Polish food exports pick up again
Second half of the year is good for exporters. Chances of breaking another record growth.
Polish agri-food companies are expected to increase their exports to as high as euro 25.6 billion in 2016. Most of this growth has occurred during the last few months. “The growth of agri-food exports in the first half of 2016 was visibly slower, but then it picked up in the second half of the year,” Michał Koleśnikow, Director of the Economic, Sector and Agricultural Markets Analyses Department in BGŻ BNP Paribas told Rzeczpospolita.
Weak zloty is helping exports
According to estimates, Polish exports of agri-food products are expected to increase from 3 to 7 percent for the whole year. Bank Zachodni WBK in turn projects exports in this sector to grow from 1 to 3 percent (with a 2 to 4 percent increase in the second half of the year alone).
In the first half of this year, agri-food exports from Poland increased by 1.1 percent to euro 11.6 billion. Still in 2015 export sales grew by 9.2 percent to euro 23.9 billion.
Exports are also expected to grow in the first six months of 2017. According to BZ WBK, export sales are projected to increase by 1 to as high as 5 percent during this time.
“Sales of Polish export hits, such as poultry, pastry, sweets and cereals are expected to grow even further and exports of dairy products should also pick up,” says Marta Skrzypczyk, coordinator of the agri-food sector analysts at BZ WBK.
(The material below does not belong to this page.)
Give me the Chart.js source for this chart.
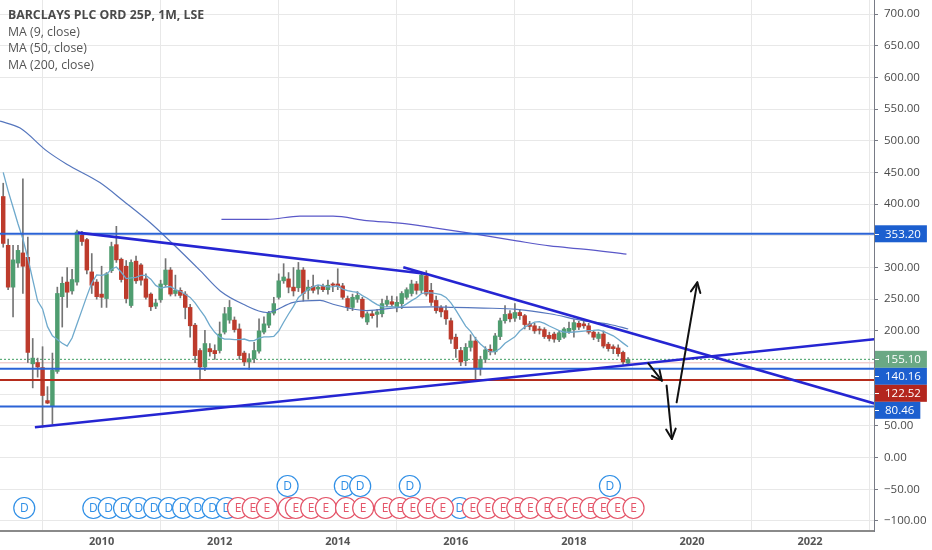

According to Skrzypczyk, a weak zloty and a big supply of many agricultural commodities will help to improve export sales of agri-food products.
Michał Koleśnikow expects grain exports to accelerate after they experienced strong fluctuations during the last few years. Thanks to a good harvest, exports of vegetables and fruits are also expected to increase. The dairy sector should also be able to improve on last year’s results.
According to Grzegorz Rykaczewski, an agro sector analyst at BZ WBK, exports of beef and poultry could record a slower growth than last year’s, while pork exports are projected to increase by few percentage points after last year’s fall.
“The market for pork has improved because of higher global demand triggered by increased imports by China,” explains Grzegorz Rykaczewski.
Poland was not allowed to export pork to China for the past two years because of detected cases of the African Swine Fever (ASF). Japan, South Korea and Russia and other countries have also imposed embargoes on Polish pork. In spite of that, during the first eight months of 2016 Poland sold 132,300 tonnes of pork to non-EU countries, up by 43 percent from last year, according to the Agricultural Markets Monitoring Team (FAMMU/FAPA) which quoted a European Commission report.
“Exports to third markets are expanding thanks mainly to the United States market,” says Wiesław Różański, President of the Union of Producers and Employers of the Meat Industry (UPEMI). “Were it not for the United States, the condition of the industry would have been much worse, because it would have had no choice but to engage in a price fight in the EU market.”
Brands go out to the world
The head of UPEMI believes that despite US successes, new markets have to be won constantly. Most recently the Chilean market opened up to our beef and beef products. While Taiwan agreed to purchase poultry from twenty-one Polish producers.
Bakalland, the leader of Polish mixed nuts and dried fruit market, is now searching for new markets. “We are engaged in intense negotiations in a number of Asian and African countries,” says Marek Moczulski, the CEO of Bakalland.
The share of brand products in the company’s exports is growing. Its cereal bar Ba! is a recognisable brand in countries like the Republic of South Africa.
“We have increased our production capacities to meet rising demand,” observes Marek Moczulski.
The Żywiec brand is the mainstay of Grupa Żywiec’s, Poland’s biggest beer exporter’s, foreign sales. During the first three quarters of 2016, its exports grew by 6 percent. “We are now exporting beer to as many as thirty countries,” says Magdalena Brzezińska, spokesperson for Grupa Żywiec.
Great Britain is this company’s biggest foreign market, but in 2015 it also started exporting beer to South Korea, Iraq and Cape Verde.
In the first half of 2016, non-EU markets accounted for less than 20 percent of Polish agri-food exports.